An eight-step training model is offered in the document. Concrete examples are presented about how to train soldiers how to recognize camouflage, differentiate between types of sources when using infrared optics, or even recognize the smell of various types of engine exhaust.
Steven Aftergood, Director of the Federation of American Scientists’ (FAS) Project on Government Secrecy, told The War Zone that while the training circular is certainly curious in some regards, it shouldn’t be taken to represent a huge shift in the ways soldiers are trained for the field. “The document is an interesting artifact of military culture,” Aftergood said. “I doubt that it represents the Army as a whole, but it will be very attractive to a certain kind of person. It portrays the soldier not as some kind of grunt, but as a near-superman with hyper-senses that can out-perceive and out-think the adversary.”
Some of the loftier goals in the ASA document are reminiscent of the “First Earth Battalion” dreamed up by Lieutenant Colonel Jim Channon.
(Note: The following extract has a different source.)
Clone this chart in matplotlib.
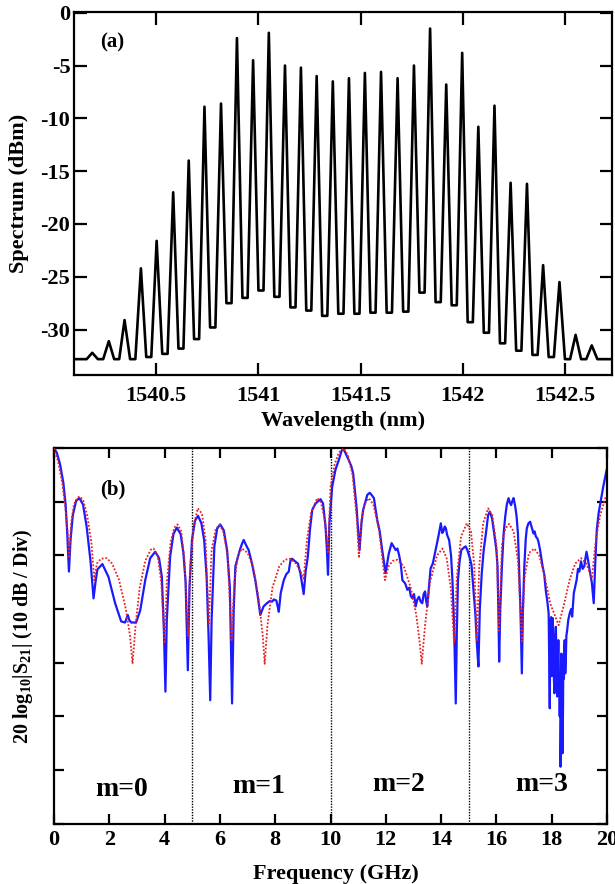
"""Two-panel figure: optical comb spectrum (a) and RF filter response S21 (b)."""
import numpy as np
import matplotlib
matplotlib.use("Agg")
import matplotlib.pyplot as plt

plt.rcParams.update({
    "font.family": "Liberation Serif",
    "font.weight": "bold",
    "axes.labelweight": "bold",
    "axes.unicode_minus": False,
    "mathtext.fontset": "custom",
    "mathtext.rm": "Liberation Serif:bold",
    "mathtext.it": "Liberation Serif:bold",
    "mathtext.bf": "Liberation Serif:bold",
})

# ---- (a) comb lines: peak wavelength (nm) and peak power (dBm)
peak_wl = [1540.187, 1540.268, 1540.345, 1540.425, 1540.502, 1540.583, 1540.659,
           1540.736, 1540.817, 1540.895, 1540.974, 1541.051, 1541.130, 1541.208,
           1541.285, 1541.364, 1541.443, 1541.521, 1541.600, 1541.681, 1541.761,
           1541.840, 1541.919, 1541.997, 1542.076, 1542.155, 1542.234, 1542.314,
           1542.393, 1542.473, 1542.552, 1542.631]
peak_db = [-32.2, -31.1, -29.1, -24.2, -21.6, -17.0, -14.0, -8.9, -8.6, -2.4, -4.5,
           -1.9, -5.0, -5.2, -6.0, -6.5, -6.2, -5.7, -5.6, -6.2, -5.0, -1.5, -6.8,
           -3.8, -10.8, -8.8, -16.1, -16.2, -23.9, -25.5, -30.5, -31.5]
# floor level between neighbouring lines
valley_db = [-32.8, -32.8, -32.8, -32.6, -32.3, -31.8, -30.9, -29.8, -27.5, -27.0,
             -26.3, -26.9, -27.9, -28.2, -28.7, -28.5, -28.5, -28.4, -28.4, -28.3,
             -26.5, -27.4, -27.7, -29.3, -30.3, -31.3, -32.0, -32.4, -32.6, -32.8,
             -32.8]
floor_wl = [1540.10, 1542.73]
floor_db = -32.8

# ---- (b) S21 response: simulation (red dotted) and measurement (blue)
sim_f = [0.00, 0.15, 0.30, 0.42, 0.50, 0.55, 0.62, 0.72, 0.85, 0.92, 1.05, 1.20, 1.35,
         1.46, 1.55, 1.70, 1.91, 2.10, 2.35, 2.60, 2.75, 2.84, 2.95, 3.10, 3.30, 3.50,
         3.60, 3.75, 3.88, 4.00, 4.08, 4.22, 4.35, 4.47, 4.60, 4.72, 4.85, 4.93, 5.05,
         5.20, 5.35, 5.48, 5.60, 5.70, 5.85, 5.99, 6.12, 6.28, 6.42, 6.52, 6.65, 6.80,
         7.00, 7.20, 7.40, 7.55, 7.62, 7.72, 7.90, 8.15, 8.35, 8.55, 8.75, 8.92, 9.03,
         9.15, 9.30, 9.52, 9.65, 9.80, 9.91, 10.00, 10.15, 10.30, 10.48, 10.62, 10.80,
         10.95, 11.03, 11.10, 11.22, 11.39, 11.55, 11.75, 11.97, 12.10, 12.25, 12.42,
         12.65, 12.90, 13.10, 13.22, 13.30, 13.42, 13.60, 13.85, 14.05, 14.20, 14.35,
         14.47, 14.57, 14.72, 14.93, 15.08, 15.20, 15.29, 15.38, 15.52, 15.70, 15.85,
         16.00, 16.10, 16.20, 16.32, 16.46, 16.62, 16.78, 16.92, 17.02, 17.18, 17.37,
         17.55, 17.75, 17.95, 18.25, 18.45, 18.65, 18.85, 19.06, 19.25, 19.45, 19.60,
         19.75, 19.94, 20.00]
sim_db = [0.0, -2.5, -6.5, -11.5, -16.0, -20.5, -14.0, -10.5, -9.2, -9.0, -9.6, -12.5,
          -17.5, -24.6, -21.5, -20.6, -20.5, -21.5, -24.5, -30.0, -35.0, -40.2, -33.0,
          -26.0, -21.0, -18.9, -18.7, -20.0, -25.0, -36.4, -25.0, -17.5, -14.8, -14.2,
          -15.5, -21.0, -35.0, -22.0, -14.5, -11.2, -12.2, -17.0, -33.0, -19.0, -15.0,
          -14.3, -15.5, -20.0, -36.0, -25.0, -20.0, -18.7, -19.5, -22.0, -28.0, -35.0,
          -40.2, -33.0, -26.0, -22.0, -20.8, -20.6, -21.5, -23.0, -24.3, -17.0, -12.0,
          -9.3, -10.0, -13.5, -19.6, -7.2, -3.0, -0.8, 0.0, -1.2, -5.0, -13.0, -20.5,
          -14.0, -10.5, -9.3, -10.5, -15.0, -24.6, -22.0, -21.0, -20.8, -22.0, -26.0,
          -31.0, -36.0, -40.2, -33.0, -25.0, -20.0, -18.7, -20.5, -26.0, -36.4, -24.0,
          -16.5, -14.0, -15.5, -22.0, -35.8, -22.0, -14.0, -11.2, -12.5, -18.0, -34.0,
          -18.0, -15.0, -14.1, -15.5, -21.0, -36.0, -24.0, -19.5, -18.7, -20.0, -24.0,
          -29.0, -33.0, -29.0, -24.5, -21.5, -20.5, -21.5, -24.3, -17.0, -12.5, -9.3,
          -9.0]

meas_f = [0.00, 0.10, 0.22, 0.34, 0.42, 0.48, 0.54, 0.60, 0.68, 0.80, 0.92, 1.05, 1.18,
          1.32, 1.43, 1.50, 1.57, 1.75, 1.97, 2.21, 2.43, 2.57, 2.67, 2.72, 2.79, 2.97,
          3.12, 3.30, 3.48, 3.66, 3.80, 3.90, 3.97, 4.03, 4.08, 4.20, 4.32, 4.44, 4.58,
          4.68, 4.76, 4.84, 4.90, 4.99, 5.10, 5.21, 5.33, 5.43, 5.52, 5.59, 5.65, 5.70,
          5.80, 5.90, 6.01, 6.14, 6.26, 6.36, 6.44, 6.50, 6.56, 6.72, 6.80, 6.86, 6.94,
          7.04, 7.16, 7.28, 7.38, 7.46, 7.58, 7.70, 7.80, 7.89, 7.95, 8.04, 8.09, 8.13,
          8.20, 8.31, 8.40, 8.49, 8.55, 8.61, 8.70, 8.82, 8.91, 9.03, 9.10, 9.18, 9.26,
          9.34, 9.45, 9.52, 9.58, 9.64, 9.73, 9.82, 9.87, 9.91, 9.96, 10.06, 10.18, 10.30,
          10.40, 10.46, 10.55, 10.66, 10.75, 10.82, 10.94, 11.05, 11.12, 11.18, 11.33,
          11.42, 11.50, 11.57, 11.69, 11.78, 11.87, 11.99, 12.11, 12.21, 12.30, 12.36,
          12.42, 12.48, 12.54, 12.60, 12.70, 12.78, 12.85, 12.90, 12.96, 13.02, 13.08,
          13.14, 13.20, 13.26, 13.32, 13.37, 13.42, 13.46, 13.50, 13.56, 13.62, 13.70,
          13.80, 13.90, 13.99, 14.04, 14.08, 14.13, 14.17, 14.22, 14.29, 14.36, 14.41,
          14.47, 14.53, 14.57, 14.61, 14.67, 14.73, 14.83, 14.89, 14.95, 15.04, 15.10,
          15.16, 15.24, 15.30, 15.35, 15.40, 15.47, 15.54, 15.62, 15.70, 15.76, 15.84,
          15.92, 16.00, 16.04, 16.07, 16.10, 16.14, 16.20, 16.26, 16.32, 16.38, 16.44,
          16.49, 16.53, 16.58, 16.62, 16.68, 16.73, 16.78, 16.82, 16.87, 16.92, 16.96,
          17.01, 17.06, 17.10, 17.16, 17.22, 17.28, 17.34, 17.38, 17.43, 17.48, 17.52,
          17.58, 17.67, 17.73, 17.79, 17.84, 17.89, 17.91, 17.93, 17.95, 17.98, 18.00,
          18.02, 18.04, 18.06, 18.08, 18.10, 18.12, 18.15, 18.17, 18.20, 18.22, 18.24,
          18.26, 18.29, 18.31, 18.32, 18.34, 18.35, 18.37, 18.39, 18.41, 18.42, 18.44,
          18.46, 18.47, 18.49, 18.51, 18.53, 18.56, 18.60, 18.65, 18.70, 18.74, 18.80,
          18.86, 18.90, 18.95, 19.00, 19.06, 19.12, 19.18, 19.22, 19.26, 19.32, 19.38,
          19.45, 19.52, 19.57, 19.63, 19.70, 19.78, 19.87, 19.96, 20.00]
meas_db = [0.0, -0.8, -3.0, -6.5, -10.5, -16.0, -23.0, -17.0, -12.5, -9.8, -9.3, -10.5,
           -14.6, -21.0, -28.0, -25.0, -22.6, -21.6, -24.0, -28.9, -32.3, -32.5, -31.1,
           -32.0, -32.5, -32.5, -30.2, -24.6, -20.5, -19.3, -20.5, -24.0, -33.0, -45.4,
           -32.0, -20.2, -16.0, -14.8, -16.0, -19.5, -25.0, -41.4, -26.0, -17.1, -13.5,
           -12.6, -14.0, -17.1, -24.0, -35.0, -47.0, -32.0, -18.3, -15.0, -14.2, -15.3,
           -19.0, -26.0, -47.6, -30.0, -22.0, -19.0, -17.8, -17.1, -18.0, -19.0, -21.5,
           -24.6, -28.0, -31.1, -29.5, -28.9, -28.5, -28.6, -28.2, -28.4, -29.5, -30.5,
           -27.0, -24.6, -23.5, -23.0, -21.0, -20.6, -21.0, -21.5, -23.3, -27.2, -23.0,
           -20.2, -15.0, -11.5, -10.4, -10.0, -9.8, -9.5, -10.3, -14.6, -19.0, -23.6,
           -14.0, -7.2, -4.0, -2.2, -0.5, 0.0, -1.0, -2.2, -3.3, -4.7, -10.9, -19.0,
           -14.0, -11.5, -8.7, -8.3, -8.8, -9.3, -13.4, -15.5, -19.0, -23.3, -19.6,
           -17.7, -18.5, -19.0, -18.7, -19.9, -21.5, -24.6, -25.2, -26.4, -26.0, -27.5,
           -28.0, -27.2, -29.5, -28.2, -27.7, -28.6, -28.9, -27.2, -26.7, -28.5, -29.5,
           -26.0, -22.4, -21.5, -19.0, -16.5, -14.0, -15.8, -15.5, -14.6, -14.9, -16.2,
           -17.1, -20.0, -24.6, -33.0, -47.6, -34.0, -24.6, -21.0, -19.0, -18.5, -18.3,
           -19.0, -20.5, -21.8, -25.8, -31.0, -37.0, -40.7, -30.0, -23.3, -19.0, -15.9,
           -12.5, -11.8, -13.0, -15.9, -19.0, -22.0, -30.0, -39.8, -30.0, -22.0, -16.0,
           -12.7, -10.4, -9.3, -10.2, -10.6, -9.8, -9.3, -10.8, -12.7, -16.0, -22.0,
           -30.0, -42.0, -30.0, -22.0, -17.0, -14.9, -14.0, -13.7, -14.8, -15.9, -15.5,
           -16.5, -16.8, -17.4, -19.0, -22.0, -23.5, -26.7, -28.5, -30.8, -40.0, -48.5,
           -33.0, -31.5, -42.5, -34.0, -31.7, -38.0, -43.0, -45.7, -36.0, -33.3, -38.0,
           -46.3, -40.0, -35.8, -42.0, -50.0, -45.0, -59.4, -50.0, -38.3, -46.0, -56.9,
           -48.0, -38.9, -43.0, -37.0, -35.8, -42.0, -39.5, -35.0, -33.9, -32.0, -30.8,
           -30.0, -31.4, -27.0, -25.5, -24.6, -22.5, -23.0, -21.1, -22.5, -22.0, -20.5,
           -19.3, -21.0, -23.0, -25.0, -28.9, -22.0, -15.2, -12.0, -9.6, -7.0, -4.7,
           -3.8]

band_edges = [5, 10, 15]
band_labels = ["m=0", "m=1", "m=2", "m=3"]
band_label_f = [2.45, 7.40, 12.48, 17.64]
band_label_db = [-63.6, -63.1, -62.8, -62.8]


def comb_trace(wl, pk, vy, edge_wl, edge_db):
    """Polyline through each line peak with a flat floor segment in every gap."""
    xs, ys = [edge_wl[0]], [edge_db]
    for i in range(len(wl)):
        xs.append(wl[i])
        ys.append(pk[i])
        if i < len(vy):
            gap = wl[i + 1] - wl[i]
            xs += [wl[i] + 0.34 * gap, wl[i] + 0.66 * gap]
            ys += [vy[i], vy[i]]
    first_gap = wl[1] - wl[0]
    xs.insert(1, wl[0] - 0.34 * first_gap)
    ys.insert(1, edge_db)
    xs += [wl[-1] + 0.34 * first_gap, edge_wl[1]]
    ys += [edge_db, edge_db]
    return np.array(xs), np.array(ys)


fig = plt.figure(figsize=(6.15, 8.84), dpi=100)
ax1 = fig.add_axes([0.1211, 0.5758, 0.8740, 0.4110])
ax2 = fig.add_axes([0.0878, 0.0684, 0.8992, 0.4245])

for ax in (ax1, ax2):
    for sp in ax.spines.values():
        sp.set_linewidth(1.6)

# (a) optical spectrum
wl, db = comb_trace(peak_wl, peak_db, valley_db, floor_wl, floor_db)
ax1.plot(wl, db, color="black", lw=1.9, solid_joinstyle="round")
ax1.set_xlim(1540.10, 1542.73)
ax1.set_ylim(-34.3, 0.1)
ax1.set_xticks([1540.5, 1541, 1541.5, 1542, 1542.5])
ax1.set_xticklabels(["1540.5", "1541", "1541.5", "1542", "1542.5"])
ax1.set_yticks([0, -5, -10, -15, -20, -25, -30])
ax1.set_yticklabels(["0", "-5", "-10", "-15", "-20", "-25", "-30"])
ax1.tick_params(axis="both", direction="in", length=9, width=1.6, labelsize=16,
                top=True, right=True)
ax1.tick_params(axis="x", pad=8)
ax1.tick_params(axis="y", pad=3)
ax1.set_xlabel("Wavelength (nm)", fontsize=16)
ax1.set_ylabel("Spectrum (dBm)", fontsize=16)
ax1.xaxis.set_label_coords(0.50, -0.100)
ax1.yaxis.set_label_coords(-0.085, 0.50)
ax1.text(1540.284, -2.85, "(a)", fontsize=15, ha="center", va="center")

# (b) RF response
for f in band_edges:
    ax2.axvline(f, color="black", ls=(0, (1, 1)), lw=1.0, zorder=1)
ax2.plot(meas_f, meas_db, color="#1a1aff", lw=1.6, zorder=2)
ax2.plot(sim_f, sim_db, color="#e82020", lw=1.3, ls=(0, (1, 1)), zorder=3)
for lab, f, d in zip(band_labels, band_label_f, band_label_db):
    ax2.text(f, d, lab, fontsize=20, ha="center", va="center")
ax2.text(2.14, -7.65, "(b)", fontsize=15, ha="center", va="center")
ax2.set_xlim(0, 20)
ax2.set_ylim(-70, 0)
ax2.set_xticks(np.arange(0, 21, 2))
ax2.set_yticks(np.arange(-70, 1, 10))
ax2.set_yticklabels([])
ax2.tick_params(axis="both", direction="in", length=7, width=1.6, labelsize=16,
                top=True, right=True)
ax2.tick_params(axis="x", pad=5)
ax2.set_xlabel("Frequency (GHz)", fontsize=16)
ax2.set_ylabel(r"20 log$_{10}$|S$_{21}$| (10 dB / Div)", fontsize=14.5)
ax2.xaxis.set_label_coords(0.51, -0.108)
ax2.yaxis.set_label_coords(-0.035, 0.50)

fig.savefig("out.png", dpi=100)
plt.close(fig)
In the late 1970s and early 1980s, New Age ideas about human potential had become popular throughout wide swaths of American society, including, apparently, some in the U.S. Army leadership, such as Major General Albert Stubblebine, whose last posting before retirement was as head of the service's Intelligence and Security Command (INSCOM). Channon dreamed up a more perfect kind of ”warrior monk” type of soldier able to “connect naturally with others at higher and higher levels of awareness and performance.” The bizarre saga of Channon and Stubblebine was chronicled by Jon Ronson in his 2009 book The Men Who Stare at Goats.
While there’s nothing in this new U.S. Army circular about staring at goats, it highlights an increasing focus on enhanced human performance throughout the DOD. The Air Force Research Laboratory is looking into ways of enhancing learning through the use of novel neurotechnologies or even maximize human physical potential by gathering revolutionary new levels of data about the human body.
Meanwhile, the U.S. Army is also looking into ways to unlock the full potential of soldiers’ brains through technology. According to the Association of the United States Army (AUSA), some researchers claim that ”cognitive enhancement could be key to ensuring soldiers are physiologically equipped for the adversary of 2050.” The Defense Advanced Research Projects Agency (DARPA) and other military laboratories have been testing methods of improving learning and memory through auditory stimulation or biofeedback, or even how to restore memory functions in troops.
"There is an enormous amount of cognitive training that can be done, tapping into the networks of the brain that can be improved, like visual processing, memory and other things, even dramatic improvements,” said Amy Kruse, a former DARPA project manager. “The mind and the body are quite connected.”
It is that mind-body relationship that ties this new U.S. Army training circular to this broader area of human performance research being conducted in DOD labs. One of the goals of the “Core Mental Skills” in the U.S. Army’s Advanced Situational Awareness circular is to “Mentally rehearse successful performances to program the mind and body to perform automatically and without hesitation.”
Thus, the goals of the training circular, while lofty and intriguing, are certainly grounded in reality. “Without the Soldier, weapons and tactics are useless,” the training circular reads. Why wouldn’t Army leadership want those soldiers to have the best cognitive tools available to them in order to best apply weapons and tactics and “out-perceive” their enemies?